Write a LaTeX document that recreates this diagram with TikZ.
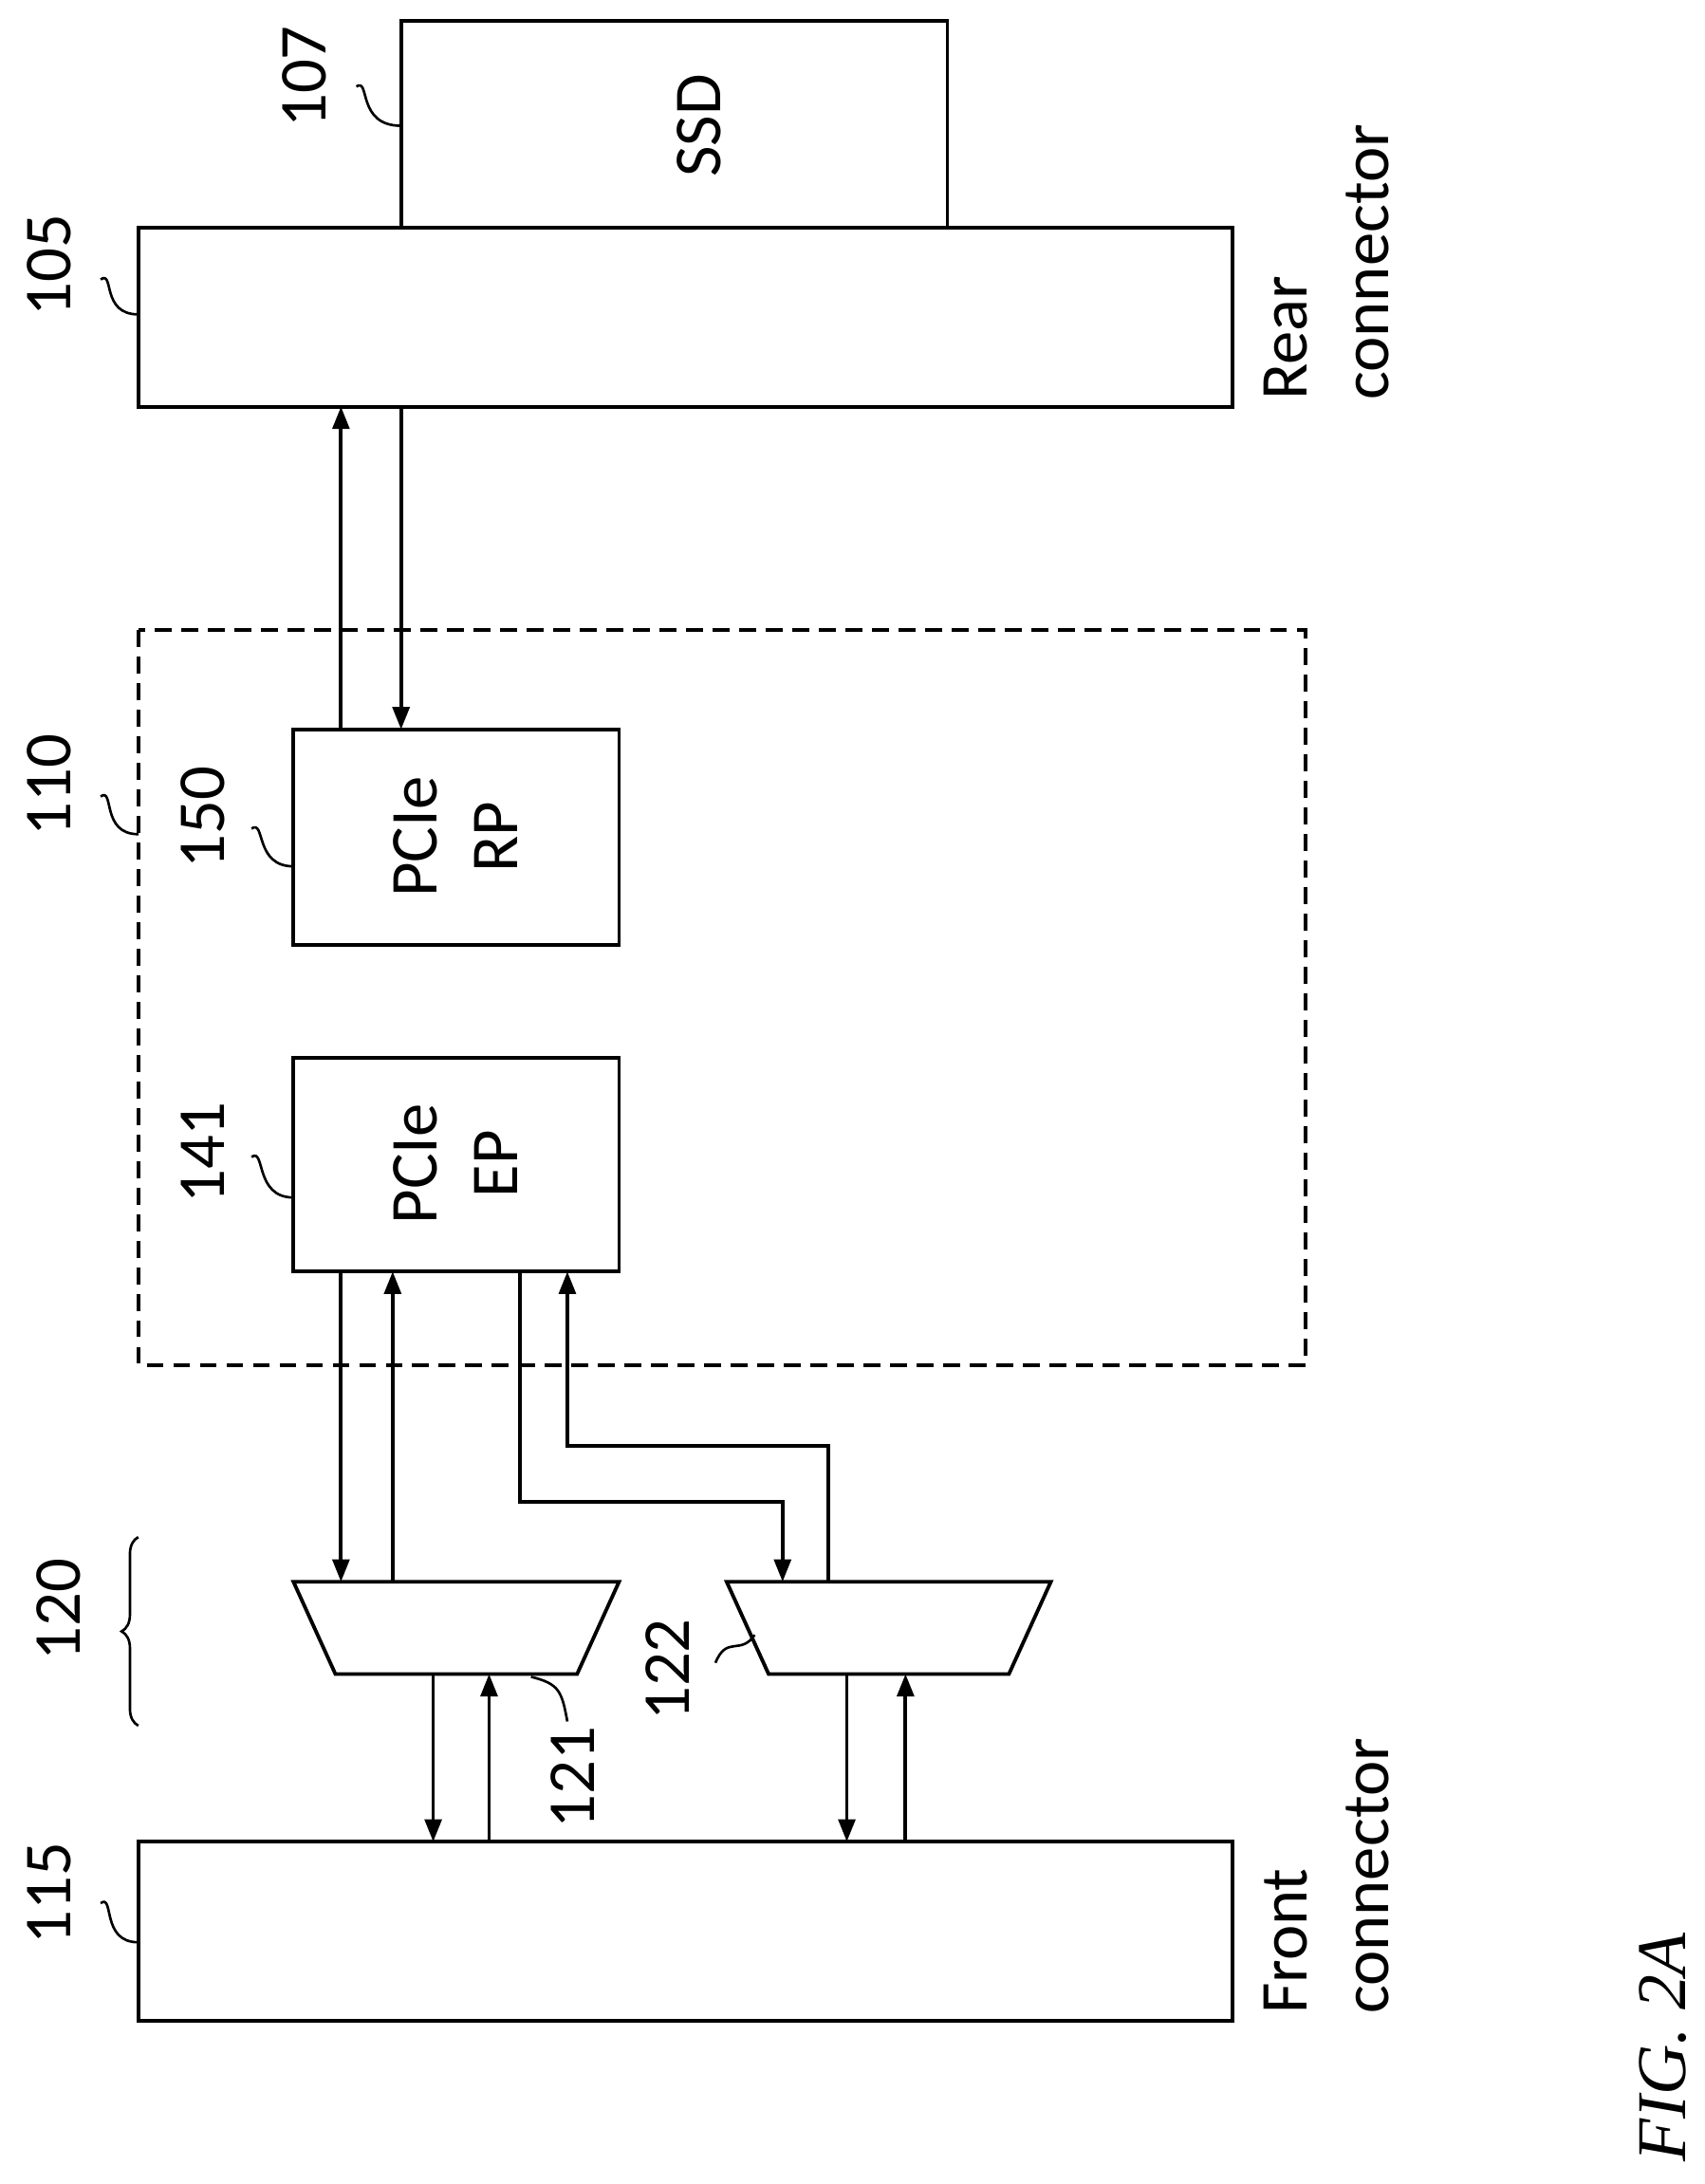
\documentclass[tikz,border=0pt]{standalone}
\usepackage{fontspec}
\setmainfont{Carlito}
\newfontfamily\figfont{Liberation Serif}
\usetikzlibrary{arrows.meta,decorations.pathreplacing}
\begin{document}
\begin{tikzpicture}[x=1pt,y=-1pt,line width=2.6pt,
 arr/.style={-{Triangle[length=16pt,width=12pt]}},
 lab/.style={rotate=90,font=\fontsize{48}{58}\selectfont},
 sq/.style={line width=1.8pt}]
\useasboundingbox (0,0) rectangle (1220,1563);
% boxes
\draw (287,15) rectangle (678,163);
\node[lab] (ssd) at (500,90) {SSD};
\draw (99,163) rectangle (882,291);
\node[lab,anchor=north west,align=left] (rearT) at (900,291) {Rear\\connector};
\draw[dash pattern=on 12pt off 7pt] (99,451) rectangle (934,977);
\draw (210,522) rectangle (443,676);
\node[lab,align=center] (rp) at (326,599) {PCIe\\RP};
\draw (210,757) rectangle (443,910);
\node[lab,align=center] (ep) at (326,833) {PCIe\\EP};
\draw (99,1318) rectangle (882,1446);
\node[lab,anchor=north west,align=left] (frontT) at (900,1446) {Front\\connector};
% muxes
\draw (210,1132) -- (443,1132) -- (413,1198) -- (240,1198) -- cycle;
\draw (520,1132) -- (752,1132) -- (722,1198) -- (550,1198) -- cycle;
% arrows
\draw[arr] (244,522) -- (244,291);
\draw[arr] (287,291) -- (287,522);
\draw[arr] (244,910) -- (244,1132);
\draw[arr] (281,1132) -- (281,910);
\draw[arr] (372,910) -- (372,1075) -- (560,1075) -- (560,1132);
\draw[arr] (593,1132) -- (593,1035) -- (406,1035) -- (406,910);
\draw[arr] (310,1198) -- (310,1318);
\draw[arr] (350,1318) -- (350,1198);
\draw[arr] (606,1198) -- (606,1318);
\draw[arr] (648,1318) -- (648,1198);
% brace
\draw[sq,decorate,decoration={brace,amplitude=12pt}] (99,1235) -- (99,1100);
% labels
\node[lab] (l107) at (218,55) {107};
\draw[sq] (255,62) .. controls (265,55) and (255,90) .. (287,90);
\node[lab] (l105) at (35,190) {105};
\draw[sq] (72,200) .. controls (82,193) and (72,225) .. (99,225);
\node[lab] (l110) at (35,562) {110};
\draw[sq] (72,570) .. controls (82,563) and (72,597) .. (99,597);
\node[lab] (l150) at (145,585) {150};
\draw[sq] (180,593) .. controls (190,586) and (182,620) .. (210,620);
\node[lab] (l141) at (145,825) {141};
\draw[sq] (180,828) .. controls (190,821) and (182,857) .. (210,857);
\node[lab] (l120) at (42,1152) {120};
\node[lab] (l121) at (410,1272) {121};
\draw[sq] (380,1200) .. controls (400,1205) and (402,1210) .. (406,1232);
\node[lab] (l122) at (478,1195) {122};
\draw[sq] (512,1190) .. controls (520,1170) and (530,1185) .. (540,1170);
\node[lab] (l115) at (35,1355) {115};
\draw[sq] (72,1362) .. controls (82,1355) and (72,1390) .. (99,1390);
\node[rotate=90,font=\figfont\itshape\fontsize{50}{60}\selectfont] (fig) at (1190,1465) {FIG. 2A};
\end{tikzpicture}
\end{document}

────────

Without the pictures, transcribe the listing above exactly.

# Response to the task
Write a LaTeX document that recreates this diagram with TikZ.
\documentclass[tikz,border=0pt]{standalone}
\usepackage{fontspec}
\setmainfont{Carlito}
\newfontfamily\figfont{Liberation Serif}
\usetikzlibrary{arrows.meta,decorations.pathreplacing}
\begin{document}
\begin{tikzpicture}[x=1pt,y=-1pt,line width=2.6pt,
 arr/.style={-{Triangle[length=16pt,width=12pt]}},
 lab/.style={rotate=90,font=\fontsize{48}{58}\selectfont},
 sq/.style={line width=1.8pt}]
\useasboundingbox (0,0) rectangle (1220,1563);
% boxes
\draw (287,15) rectangle (678,163);
\node[lab] (ssd) at (500,90) {SSD};
\draw (99,163) rectangle (882,291);
\node[lab,anchor=north west,align=left] (rearT) at (900,291) {Rear\\connector};
\draw[dash pattern=on 12pt off 7pt] (99,451) rectangle (934,977);
\draw (210,522) rectangle (443,676);
\node[lab,align=center] (rp) at (326,599) {PCIe\\RP};
\draw (210,757) rectangle (443,910);
\node[lab,align=center] (ep) at (326,833) {PCIe\\EP};
\draw (99,1318) rectangle (882,1446);
\node[lab,anchor=north west,align=left] (frontT) at (900,1446) {Front\\connector};
% muxes
\draw (210,1132) -- (443,1132) -- (413,1198) -- (240,1198) -- cycle;
\draw (520,1132) -- (752,1132) -- (722,1198) -- (550,1198) -- cycle;
% arrows
\draw[arr] (244,522) -- (244,291);
\draw[arr] (287,291) -- (287,522);
\draw[arr] (244,910) -- (244,1132);
\draw[arr] (281,1132) -- (281,910);
\draw[arr] (372,910) -- (372,1075) -- (560,1075) -- (560,1132);
\draw[arr] (593,1132) -- (593,1035) -- (406,1035) -- (406,910);
\draw[arr] (310,1198) -- (310,1318);
\draw[arr] (350,1318) -- (350,1198);
\draw[arr] (606,1198) -- (606,1318);
\draw[arr] (648,1318) -- (648,1198);
% brace
\draw[sq,decorate,decoration={brace,amplitude=12pt}] (99,1235) -- (99,1100);
% labels
\node[lab] (l107) at (218,55) {107};
\draw[sq] (255,62) .. controls (265,55) and (255,90) .. (287,90);
\node[lab] (l105) at (35,190) {105};
\draw[sq] (72,200) .. controls (82,193) and (72,225) .. (99,225);
\node[lab] (l110) at (35,562) {110};
\draw[sq] (72,570) .. controls (82,563) and (72,597) .. (99,597);
\node[lab] (l150) at (145,585) {150};
\draw[sq] (180,593) .. controls (190,586) and (182,620) .. (210,620);
\node[lab] (l141) at (145,825) {141};
\draw[sq] (180,828) .. controls (190,821) and (182,857) .. (210,857);
\node[lab] (l120) at (42,1152) {120};
\node[lab] (l121) at (410,1272) {121};
\draw[sq] (380,1200) .. controls (400,1205) and (402,1210) .. (406,1232);
\node[lab] (l122) at (478,1195) {122};
\draw[sq] (512,1190) .. controls (520,1170) and (530,1185) .. (540,1170);
\node[lab] (l115) at (35,1355) {115};
\draw[sq] (72,1362) .. controls (82,1355) and (72,1390) .. (99,1390);
\node[rotate=90,font=\figfont\itshape\fontsize{50}{60}\selectfont] (fig) at (1190,1465) {FIG. 2A};
\end{tikzpicture}
\end{document}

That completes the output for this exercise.